Беседа с нею протекала непринужденно, Алексей просил ее охарактеризовать то одну, то другую сотрудницу роддома. Она делала это охотно, обрисовывая кратко и метко, с комическими деталями. На вопрос, почему Лещеву называли колдуньей, Гарковская вдруг рассмеялась:
— Какая она колдунья! Это бабы болтают! Если муж, к примеру, изменит, то, пожалуйста, к Анне Ивановне. Она подует, поплюет — и готово: муж до гроба будет верен.
— А с кем она была в близких отношениях?
— С кем?.. Сперва с Антониной Сергеевной. Запрутся, бывало, в кабинете и о чем-то шушукаются. И что у них за разговоры были? А потом она все больше с Малининой. Вера-то простенькая, разинет рот и слушает.
О взаимоотношениях главного врача с Лещевой Алексей слышит впервые. Какие общие интересы связывали интеллигентную Антонину Сергеевну с ее малограмотной подчиненной?
Русов не видел Лещеву, нет у него и фотографии, но, по рассказам опрошенных, он хорошо представляет ее внешность: высокая, статная, сорока трех лет, со скуластым лицом и большими черными глазами, с решительными движениями. О характере ее говорили разное: одни — властный, другие — мягкий, голос у Лещевой то твердый, то задушевный и вкрадчивый. Не исключено, конечно, что такая могла найти слабинку в душе одинокой женщины, хоть и главного врача. Может быть, об этом и не хотела сказать Антонина Сергеевна?
На исходе был третий день, а дело не подвигалось. Никто не знал, куда уехала Малинина. Пора докладывать начальнику. Но что? Никакого конкретного плана в голове у Русова не созрело. Единственно, что он считал разумным, это начать поиски не с конца, как поступил Степан Романович, а с начала, с момента отъезда. Но на многочисленные расспросы товарищей Алексей отвечал преувеличенно бодро:
— Нет таких тайн, в которые невозможно проникнуть, и нет таких преступлений, которые нельзя раскрыть.
Это была ирония над собственным бессилием.

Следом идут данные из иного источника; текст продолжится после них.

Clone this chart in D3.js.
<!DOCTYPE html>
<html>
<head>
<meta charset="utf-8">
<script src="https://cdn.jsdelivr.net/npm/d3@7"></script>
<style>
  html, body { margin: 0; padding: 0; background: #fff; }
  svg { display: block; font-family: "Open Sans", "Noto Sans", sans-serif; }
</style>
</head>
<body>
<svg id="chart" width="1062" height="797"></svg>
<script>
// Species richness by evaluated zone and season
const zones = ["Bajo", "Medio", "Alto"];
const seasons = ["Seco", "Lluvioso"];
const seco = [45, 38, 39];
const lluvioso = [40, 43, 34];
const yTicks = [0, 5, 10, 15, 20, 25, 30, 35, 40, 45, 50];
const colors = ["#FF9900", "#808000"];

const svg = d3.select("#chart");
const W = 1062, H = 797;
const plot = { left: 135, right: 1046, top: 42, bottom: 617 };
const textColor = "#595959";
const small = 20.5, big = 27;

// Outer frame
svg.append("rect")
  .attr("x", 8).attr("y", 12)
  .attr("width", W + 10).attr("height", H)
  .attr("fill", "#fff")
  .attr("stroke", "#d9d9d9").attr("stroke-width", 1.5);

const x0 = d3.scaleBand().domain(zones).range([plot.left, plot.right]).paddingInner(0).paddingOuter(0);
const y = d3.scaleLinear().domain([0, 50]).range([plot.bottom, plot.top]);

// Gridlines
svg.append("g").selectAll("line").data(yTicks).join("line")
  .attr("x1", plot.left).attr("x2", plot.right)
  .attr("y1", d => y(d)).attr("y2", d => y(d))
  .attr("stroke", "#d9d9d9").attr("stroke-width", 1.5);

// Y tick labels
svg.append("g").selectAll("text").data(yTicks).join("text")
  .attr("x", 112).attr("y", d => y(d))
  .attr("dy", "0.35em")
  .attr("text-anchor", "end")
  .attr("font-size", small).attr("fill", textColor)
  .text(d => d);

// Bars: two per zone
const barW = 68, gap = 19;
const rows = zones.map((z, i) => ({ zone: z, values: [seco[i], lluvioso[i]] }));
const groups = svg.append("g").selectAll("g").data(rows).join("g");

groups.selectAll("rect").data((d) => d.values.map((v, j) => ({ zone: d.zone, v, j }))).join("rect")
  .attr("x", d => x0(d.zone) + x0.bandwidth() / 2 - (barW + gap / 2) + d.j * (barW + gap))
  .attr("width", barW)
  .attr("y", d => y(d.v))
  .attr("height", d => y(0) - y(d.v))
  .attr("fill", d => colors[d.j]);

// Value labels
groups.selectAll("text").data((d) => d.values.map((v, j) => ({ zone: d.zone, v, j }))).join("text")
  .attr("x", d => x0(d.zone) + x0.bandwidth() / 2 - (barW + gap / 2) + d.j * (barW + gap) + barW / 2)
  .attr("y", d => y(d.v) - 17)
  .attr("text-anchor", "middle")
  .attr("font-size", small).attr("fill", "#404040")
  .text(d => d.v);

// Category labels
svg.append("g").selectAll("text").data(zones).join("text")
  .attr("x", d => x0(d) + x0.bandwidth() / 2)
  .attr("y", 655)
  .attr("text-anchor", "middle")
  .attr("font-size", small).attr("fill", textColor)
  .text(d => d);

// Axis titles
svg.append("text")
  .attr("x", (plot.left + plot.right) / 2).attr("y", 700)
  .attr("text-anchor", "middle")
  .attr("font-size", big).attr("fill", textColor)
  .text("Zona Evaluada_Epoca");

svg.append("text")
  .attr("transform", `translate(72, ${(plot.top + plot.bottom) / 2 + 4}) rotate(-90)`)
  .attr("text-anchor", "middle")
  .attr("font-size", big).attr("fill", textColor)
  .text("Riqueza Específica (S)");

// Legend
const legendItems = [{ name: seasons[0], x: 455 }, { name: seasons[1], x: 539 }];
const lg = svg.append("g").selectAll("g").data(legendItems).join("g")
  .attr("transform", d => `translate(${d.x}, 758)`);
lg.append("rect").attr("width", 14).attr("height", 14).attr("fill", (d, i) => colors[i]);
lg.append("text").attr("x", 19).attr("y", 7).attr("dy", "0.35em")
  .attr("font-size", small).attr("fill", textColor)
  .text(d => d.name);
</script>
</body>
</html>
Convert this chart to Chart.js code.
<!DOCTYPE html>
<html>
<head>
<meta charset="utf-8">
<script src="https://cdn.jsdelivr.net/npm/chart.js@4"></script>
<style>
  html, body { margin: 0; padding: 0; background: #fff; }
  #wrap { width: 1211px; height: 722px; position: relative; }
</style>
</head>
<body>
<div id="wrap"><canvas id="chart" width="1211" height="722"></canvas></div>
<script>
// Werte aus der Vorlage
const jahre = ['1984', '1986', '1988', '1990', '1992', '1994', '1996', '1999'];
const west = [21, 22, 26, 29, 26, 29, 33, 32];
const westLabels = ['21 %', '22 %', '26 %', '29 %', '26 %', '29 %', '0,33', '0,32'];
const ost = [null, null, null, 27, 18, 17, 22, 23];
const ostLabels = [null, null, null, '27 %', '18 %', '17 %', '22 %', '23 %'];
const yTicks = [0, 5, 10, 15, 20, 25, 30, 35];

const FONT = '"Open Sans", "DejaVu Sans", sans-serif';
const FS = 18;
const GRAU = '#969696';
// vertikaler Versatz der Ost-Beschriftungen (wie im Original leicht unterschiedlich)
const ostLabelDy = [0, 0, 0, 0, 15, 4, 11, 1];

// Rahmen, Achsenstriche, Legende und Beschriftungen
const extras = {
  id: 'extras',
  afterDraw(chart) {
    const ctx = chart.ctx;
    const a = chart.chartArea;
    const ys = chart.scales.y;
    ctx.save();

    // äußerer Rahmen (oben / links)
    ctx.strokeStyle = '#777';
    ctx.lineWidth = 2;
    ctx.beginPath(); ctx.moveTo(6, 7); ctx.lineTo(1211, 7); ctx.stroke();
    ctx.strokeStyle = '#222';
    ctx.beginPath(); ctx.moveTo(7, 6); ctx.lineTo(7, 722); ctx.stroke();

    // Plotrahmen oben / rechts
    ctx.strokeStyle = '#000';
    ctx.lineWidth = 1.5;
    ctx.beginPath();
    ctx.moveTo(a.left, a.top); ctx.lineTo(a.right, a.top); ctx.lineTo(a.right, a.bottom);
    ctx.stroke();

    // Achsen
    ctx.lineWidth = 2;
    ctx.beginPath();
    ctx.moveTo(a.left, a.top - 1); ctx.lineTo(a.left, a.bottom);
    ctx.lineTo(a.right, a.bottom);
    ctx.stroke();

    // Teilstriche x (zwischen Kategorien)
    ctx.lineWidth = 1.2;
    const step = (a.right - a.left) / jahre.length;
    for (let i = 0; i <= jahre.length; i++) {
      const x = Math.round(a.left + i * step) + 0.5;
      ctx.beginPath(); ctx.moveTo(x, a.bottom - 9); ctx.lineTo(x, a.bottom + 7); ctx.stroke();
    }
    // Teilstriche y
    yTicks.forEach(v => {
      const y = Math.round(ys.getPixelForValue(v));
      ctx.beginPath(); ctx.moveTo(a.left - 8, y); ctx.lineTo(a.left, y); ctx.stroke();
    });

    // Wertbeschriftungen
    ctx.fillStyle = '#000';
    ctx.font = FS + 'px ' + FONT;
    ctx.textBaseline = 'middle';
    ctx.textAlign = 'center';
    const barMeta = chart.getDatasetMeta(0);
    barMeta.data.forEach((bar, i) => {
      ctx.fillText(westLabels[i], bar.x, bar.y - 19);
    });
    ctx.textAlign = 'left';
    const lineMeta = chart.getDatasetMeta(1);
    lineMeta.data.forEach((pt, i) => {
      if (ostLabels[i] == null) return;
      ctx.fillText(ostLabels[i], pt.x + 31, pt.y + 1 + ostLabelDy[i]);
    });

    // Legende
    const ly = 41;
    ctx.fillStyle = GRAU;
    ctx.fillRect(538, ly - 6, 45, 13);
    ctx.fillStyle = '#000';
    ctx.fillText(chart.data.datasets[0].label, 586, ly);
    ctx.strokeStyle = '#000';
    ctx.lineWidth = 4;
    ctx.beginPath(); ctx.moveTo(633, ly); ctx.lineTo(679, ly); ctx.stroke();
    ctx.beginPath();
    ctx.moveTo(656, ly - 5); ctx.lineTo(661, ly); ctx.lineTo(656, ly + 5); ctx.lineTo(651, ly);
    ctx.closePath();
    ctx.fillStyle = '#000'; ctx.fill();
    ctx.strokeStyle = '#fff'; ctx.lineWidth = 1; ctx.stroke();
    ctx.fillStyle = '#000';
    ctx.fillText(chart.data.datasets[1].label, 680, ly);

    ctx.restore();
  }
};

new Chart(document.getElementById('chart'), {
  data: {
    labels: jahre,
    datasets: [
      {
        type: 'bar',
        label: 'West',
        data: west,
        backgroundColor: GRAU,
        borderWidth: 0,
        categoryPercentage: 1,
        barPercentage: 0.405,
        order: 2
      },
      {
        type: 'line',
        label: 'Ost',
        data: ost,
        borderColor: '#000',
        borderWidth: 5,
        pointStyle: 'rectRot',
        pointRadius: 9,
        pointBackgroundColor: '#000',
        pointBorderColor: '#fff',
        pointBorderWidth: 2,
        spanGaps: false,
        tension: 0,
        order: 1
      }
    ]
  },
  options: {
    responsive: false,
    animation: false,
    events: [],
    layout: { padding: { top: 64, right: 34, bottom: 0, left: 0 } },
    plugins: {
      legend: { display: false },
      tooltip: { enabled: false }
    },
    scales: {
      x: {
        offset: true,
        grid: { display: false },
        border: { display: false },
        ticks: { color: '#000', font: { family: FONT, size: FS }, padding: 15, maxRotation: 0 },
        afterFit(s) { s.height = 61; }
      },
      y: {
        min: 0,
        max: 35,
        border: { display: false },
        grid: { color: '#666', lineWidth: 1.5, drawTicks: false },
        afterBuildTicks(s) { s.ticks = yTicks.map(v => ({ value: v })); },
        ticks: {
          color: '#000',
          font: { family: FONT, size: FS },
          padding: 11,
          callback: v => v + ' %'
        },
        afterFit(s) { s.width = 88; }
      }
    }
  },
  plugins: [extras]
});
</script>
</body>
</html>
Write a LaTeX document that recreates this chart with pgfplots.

И вот он в кабинете начальника. Русов сидит у приставного столика, а подполковник Миленький на своем обычном месте. Он молча читает материалы, делая какие-то пометки карандашом. Потом поднимается, выходит из-за стола и начинает ходить от окна к двери. Коротконогий, грузный, он кажется неуклюжим, но поворачивается проворно, как по команде, поскрипывает хромовыми сапогами. Солнце из высокого окна падает на его крепкую фигуру, поблескивает золотом пуговиц и серебром погон.
«Ведь наверняка придумает что-нибудь!» — наблюдая за его движениями, думает Алексей.
Хорошо, что поблизости есть опытный начальник!
— Лещева без роду, без племени. Ищи мужа, — проговорил Миленький и остановился посредине кабинета, вопросительно глядя на Русова.
Алексей недоуменно вскинул брови. Что угодно, но такого решения не ждал. Никаких ведь сведений не было о муже.
— А ты прикинь, — продолжал подполковник, — возраст ее... связи... Ищи. Должен быть.
На первый взгляд подобное пророчество казалось необоснованным. Но подполковник Миленький умен, зря не скажет, и Алексей задумался.